The Strait of Hormuz closure is the direct cause. About 20% of the world's daily oil supply moves through that passageway, according to the Iran War Cost Tracker. The International Energy Agency has called this conflict the "largest supply disruption in the history of the global oil market," per Wikipedia's economic impact documentation.
What Mainstream Coverage Is Getting Wrong
Most coverage frames this as a political story — Trump vs. Democrats, hawks vs. doves. That framing buries the strategic picture.
The U.S. military is burning through irreplaceable interceptor stockpiles faster than it can replenish them, spending $12.7 million to kill $35,000 drones, losing or damaging 42 aircraft, and running a $1 billion/day tab without a formal supplemental funding request to Congress.

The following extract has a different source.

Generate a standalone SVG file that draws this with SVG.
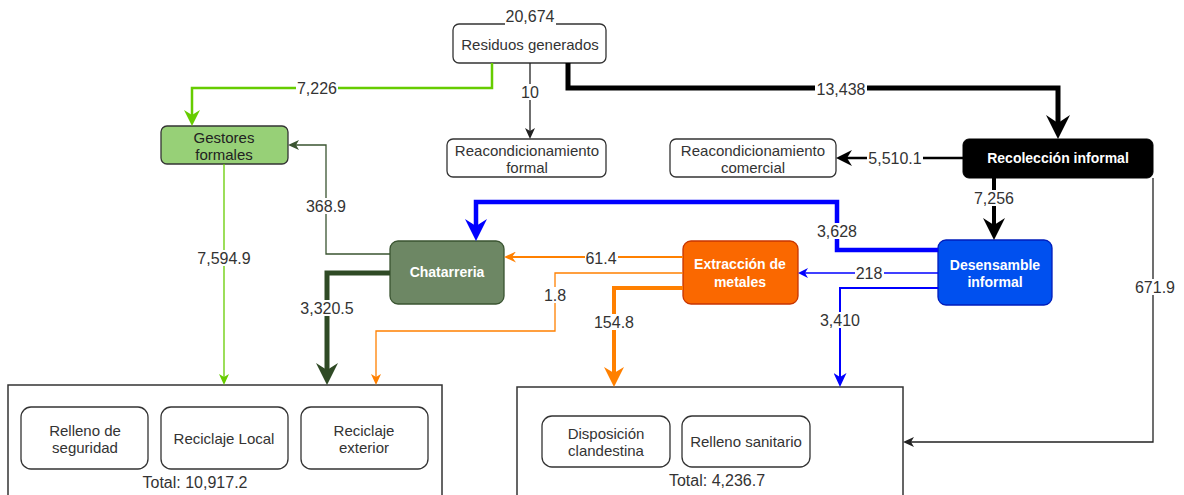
<svg xmlns="http://www.w3.org/2000/svg" width="1184" height="495" viewBox="0 0 1184 495">
  <style>
    .t { font-family: "Liberation Sans", Arial, sans-serif; font-size: 15px; fill: #333; text-anchor: middle; dominant-baseline: central; }
    .b { font-weight: bold; font-size: 14px; fill: #fff; }
    .lbl { font-family: "Liberation Sans", Arial, sans-serif; font-size: 16px; fill: #333; text-anchor: middle; dominant-baseline: central; }
    .bg { fill: #fff; stroke: none; }
    .box { fill: #fff; stroke: #333; stroke-width: 1.3; }
    .frame { fill: #fff; stroke: #333; stroke-width: 1.5; }
    .c { fill: none; stroke-linejoin: miter; }
  </style>
  <defs>
    <marker id="blk-lg" viewBox="0 0 24 24" markerWidth="24" markerHeight="24" refX="8" refY="12" orient="auto" markerUnits="userSpaceOnUse"><path d="M0,0 L24,12 L0,24 L8,12 z" fill="#000"/></marker>
    <marker id="blk-md" viewBox="0 0 22 22" markerWidth="22" markerHeight="22" refX="7" refY="11" orient="auto" markerUnits="userSpaceOnUse"><path d="M0,0 L22,11 L0,22 L7,11 z" fill="#000"/></marker>
    <marker id="blk-sm" viewBox="0 0 16 16" markerWidth="16" markerHeight="16" refX="5" refY="8" orient="auto" markerUnits="userSpaceOnUse"><path d="M0,0 L16,8 L0,16 L5,8 z" fill="#000"/></marker>
    <marker id="blk-xs" viewBox="0 0 11 10" markerWidth="11" markerHeight="10" refX="3" refY="5" orient="auto" markerUnits="userSpaceOnUse"><path d="M0,0 L11,5 L0,10 L3,5 z" fill="#222"/></marker>
    <marker id="grn-md" viewBox="0 0 16 16" markerWidth="16" markerHeight="16" refX="5" refY="8" orient="auto" markerUnits="userSpaceOnUse"><path d="M0,0 L16,8 L0,16 L5,8 z" fill="#66cc00"/></marker>
    <marker id="grn-xs" viewBox="0 0 11 10" markerWidth="11" markerHeight="10" refX="3" refY="5" orient="auto" markerUnits="userSpaceOnUse"><path d="M0,0 L11,5 L0,10 L3,5 z" fill="#66cc00"/></marker>
    <marker id="dg-lg" viewBox="0 0 22 22" markerWidth="22" markerHeight="22" refX="7" refY="11" orient="auto" markerUnits="userSpaceOnUse"><path d="M0,0 L22,11 L0,22 L7,11 z" fill="#2f4a25"/></marker>
    <marker id="dg-xs" viewBox="0 0 11 10" markerWidth="11" markerHeight="10" refX="3" refY="5" orient="auto" markerUnits="userSpaceOnUse"><path d="M0,0 L11,5 L0,10 L3,5 z" fill="#3a5431"/></marker>
    <marker id="or-lg" viewBox="0 0 20 20" markerWidth="20" markerHeight="20" refX="6" refY="10" orient="auto" markerUnits="userSpaceOnUse"><path d="M0,0 L20,10 L0,20 L6,10 z" fill="#ff8000"/></marker>
    <marker id="or-md" viewBox="0 0 12 11" markerWidth="12" markerHeight="11" refX="4" refY="5.5" orient="auto" markerUnits="userSpaceOnUse"><path d="M0,0 L12,5.5 L0,11 L4,5.5 z" fill="#ff8000"/></marker>
    <marker id="or-xs" viewBox="0 0 11 10" markerWidth="11" markerHeight="10" refX="3" refY="5" orient="auto" markerUnits="userSpaceOnUse"><path d="M0,0 L11,5 L0,10 L3,5 z" fill="#ff8000"/></marker>
    <marker id="bl-lg" viewBox="0 0 22 22" markerWidth="22" markerHeight="22" refX="7" refY="11" orient="auto" markerUnits="userSpaceOnUse"><path d="M0,0 L22,11 L0,22 L7,11 z" fill="#0000ff"/></marker>
    <marker id="bl-md" viewBox="0 0 14 13" markerWidth="14" markerHeight="13" refX="4" refY="6.5" orient="auto" markerUnits="userSpaceOnUse"><path d="M0,0 L14,6.5 L0,13 L4,6.5 z" fill="#0000ff"/></marker>
    <marker id="bl-xs" viewBox="0 0 10 10" markerWidth="10" markerHeight="10" refX="3" refY="5" orient="auto" markerUnits="userSpaceOnUse"><path d="M0,0 L10,5 L0,10 L3,5 z" fill="#0000ff"/></marker>
  </defs>

  <rect width="1184" height="495" fill="#fff"/>

  <!-- destination containers -->
  <g id="destino-reciclaje">
    <rect class="frame" x="8" y="385" width="434" height="120"/>
    <text class="t" x="195" y="482" style="font-size:16px">Total: 10,917.2</text>
  </g>
  <g id="relleno-seguridad">
    <rect class="box" x="21" y="407" width="127" height="62" rx="10"/>
    <text class="t" x="85" y="430">Relleno de</text>
    <text class="t" x="85" y="447">seguridad</text>
  </g>
  <g id="reciclaje-local">
    <rect class="box" x="161" y="407" width="127" height="62" rx="10"/>
    <text class="t" x="224" y="438">Reciclaje Local</text>
  </g>
  <g id="reciclaje-exterior">
    <rect class="box" x="301" y="407" width="127" height="62" rx="10"/>
    <text class="t" x="364" y="430">Reciclaje</text>
    <text class="t" x="364" y="447">exterior</text>
  </g>

  <g id="destino-disposicion">
    <rect class="frame" x="517" y="387" width="386" height="120"/>
    <text class="t" x="717" y="480" style="font-size:16px">Total: 4,236.7</text>
  </g>
  <g id="disposicion-clandestina">
    <rect class="box" x="542" y="416" width="128" height="51" rx="10"/>
    <text class="t" x="606" y="433">Disposición</text>
    <text class="t" x="606" y="450">clandestina</text>
  </g>
  <g id="relleno-sanitario">
    <rect class="box" x="682" y="416" width="128" height="51" rx="10"/>
    <text class="t" x="746" y="441">Relleno sanitario</text>
  </g>

  <!-- process nodes -->
  <g id="residuos-generados">
    <rect class="box" x="453" y="24" width="153" height="39" rx="6"/>
    <text class="t" x="530" y="44">Residuos generados</text>
    <rect class="bg" x="505" y="8" width="51" height="17"/>
    <text class="lbl" x="530" y="16">20,674</text>
  </g>
  <g id="reacondicionamiento-formal">
    <rect class="box" x="447" y="139" width="159" height="38" rx="6"/>
    <text class="t" x="527" y="150">Reacondicionamiento</text>
    <text class="t" x="527" y="167">formal</text>
  </g>
  <g id="reacondicionamiento-comercial">
    <rect class="box" x="670" y="139" width="166" height="38" rx="6"/>
    <text class="t" x="753" y="150">Reacondicionamiento</text>
    <text class="t" x="753" y="167">comercial</text>
  </g>
  <g id="recoleccion-informal">
    <rect x="963" y="139" width="190" height="39" rx="6" fill="#000" stroke="#000"/>
    <text class="t b" x="1058" y="158">Recolección informal</text>
  </g>
  <g id="gestores-formales">
    <rect x="161" y="126" width="127" height="38" rx="6" fill="#97d077" stroke="#333" stroke-width="1.3"/>
    <text class="t" x="224" y="137" style="fill:#222">Gestores</text>
    <text class="t" x="224" y="154" style="fill:#222">formales</text>
  </g>
  <g id="chatarreria">
    <rect x="390" y="241" width="114" height="63" rx="8" fill="#6d8764" stroke="#3a5431" stroke-width="1.3"/>
    <text class="t b" x="447" y="272">Chatarreria</text>
  </g>
  <g id="extraccion-metales">
    <rect x="683" y="241" width="115" height="63" rx="8" fill="#fa6800" stroke="#c73500" stroke-width="1.3"/>
    <text class="t b" x="740" y="264">Extracción de</text>
    <text class="t b" x="740" y="282">metales</text>
  </g>
  <g id="desensamble-informal">
    <rect x="938" y="240" width="114" height="65" rx="8" fill="#0050ef" stroke="#001dbc" stroke-width="1.3"/>
    <text class="t b" x="995" y="265">Desensamble</text>
    <text class="t b" x="995" y="282">informal</text>
  </g>

  <!-- flows: line, white label backing, value -->
  <g id="connectors">
    <path class="c" d="M492,63 V88 H192 V115" stroke="#66cc00" stroke-width="2.5" marker-end="url(#grn-md)"/>
    <rect class="bg" x="296" y="80" width="42" height="16"/>
    <text class="lbl" x="317" y="88">7,226</text>

    <path class="c" d="M530,63 V131" stroke="#222" stroke-width="1.3" marker-end="url(#blk-xs)"/>
    <rect class="bg" x="520" y="84" width="20" height="16"/>
    <text class="lbl" x="530" y="92">10</text>

    <path class="c" d="M568,63 V88 H1058 V123" stroke="#000" stroke-width="5" marker-end="url(#blk-lg)"/>
    <rect class="bg" x="815" y="80" width="52" height="18"/>
    <text class="lbl" x="841" y="89">13,438</text>

    <path class="c" d="M963,158 H847" stroke="#000" stroke-width="2.5" marker-end="url(#blk-sm)"/>
    <rect class="bg" x="867" y="150" width="56" height="16"/>
    <text class="lbl" x="895" y="158">5,510.1</text>

    <path class="c" d="M994,178 V225" stroke="#000" stroke-width="4" marker-end="url(#blk-md)"/>
    <rect class="bg" x="973" y="190" width="42" height="16"/>
    <text class="lbl" x="994" y="198">7,256</text>

    <path class="c" d="M1153,178 V442 H911" stroke="#222" stroke-width="1.3" marker-end="url(#blk-xs)"/>
    <rect class="bg" x="1134" y="279" width="42" height="16"/>
    <text class="lbl" x="1155" y="287">671.9</text>

    <path class="c" d="M938,250 H837 V202 H476 V226" stroke="#0000ff" stroke-width="4.5" marker-end="url(#bl-lg)"/>
    <rect class="bg" x="816" y="223" width="42" height="16"/>
    <text class="lbl" x="837" y="231">3,628</text>

    <path class="c" d="M938,273 H805" stroke="#0000ff" stroke-width="1.5" marker-end="url(#bl-xs)"/>
    <rect class="bg" x="855" y="265" width="29" height="16"/>
    <text class="lbl" x="869" y="273">218</text>

    <path class="c" d="M938,288 H840 V377" stroke="#0000ff" stroke-width="2" marker-end="url(#bl-md)"/>
    <rect class="bg" x="819" y="312" width="42" height="16"/>
    <text class="lbl" x="840" y="320">3,410</text>

    <path class="c" d="M683,257 H512" stroke="#ff8000" stroke-width="2" marker-end="url(#or-md)"/>
    <rect class="bg" x="585" y="250" width="33" height="16"/>
    <text class="lbl" x="601" y="258">61.4</text>

    <path class="c" d="M683,273 H555 V331 H376 V377" stroke="#ff8000" stroke-width="1.3" marker-end="url(#or-xs)"/>
    <rect class="bg" x="543" y="287" width="24" height="16"/>
    <text class="lbl" x="555" y="295">1.8</text>

    <path class="c" d="M683,288 H614 V373" stroke="#ff8000" stroke-width="4" marker-end="url(#or-lg)"/>
    <rect class="bg" x="593" y="314" width="42" height="16"/>
    <text class="lbl" x="614" y="322">154.8</text>

    <path class="c" d="M390,254 H326 V145 H296" stroke="#3a5431" stroke-width="1.3" marker-end="url(#dg-xs)"/>
    <rect class="bg" x="305" y="198" width="42" height="16"/>
    <text class="lbl" x="326" y="206">368.9</text>

    <path class="c" d="M390,273 H327 V370" stroke="#2f4a25" stroke-width="5" marker-end="url(#dg-lg)"/>
    <rect class="bg" x="299" y="300" width="56" height="16"/>
    <text class="lbl" x="327" y="308">3,320.5</text>

    <path class="c" d="M224,164 V377" stroke="#66cc00" stroke-width="1.3" marker-end="url(#grn-xs)"/>
    <rect class="bg" x="196" y="250" width="56" height="16"/>
    <text class="lbl" x="224" y="258">7,594.9</text>
  </g>
</svg>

The left-leaning coverage focuses heavily on Democratic congressional frustration. Fair enough — that frustration is legitimate. But it often stops short of asking the harder strategic question: what does winning look like here, and are we resourced to achieve it?
Right-leaning outlets have largely avoided covering the interceptor depletion story altogether.
The Bottom Line
This war was supposed to last less than six weeks. It's at 60 days. It's cost $25 billion in military spending, $20.94 billion in consumer fuel pain, 42 aircraft, and a missile defense stockpile that is measurably closer to empty.
Pete Hegseth and Dan Caine sat before Congress Wednesday and couldn't give a basic cost breakdown to the people's representatives. Jules Hurst promised paperwork.
Someone in this administration needs to answer a simple question: what is the exit, and what does it cost? Because right now, the only people with a clear answer are the ones filling up their gas tanks.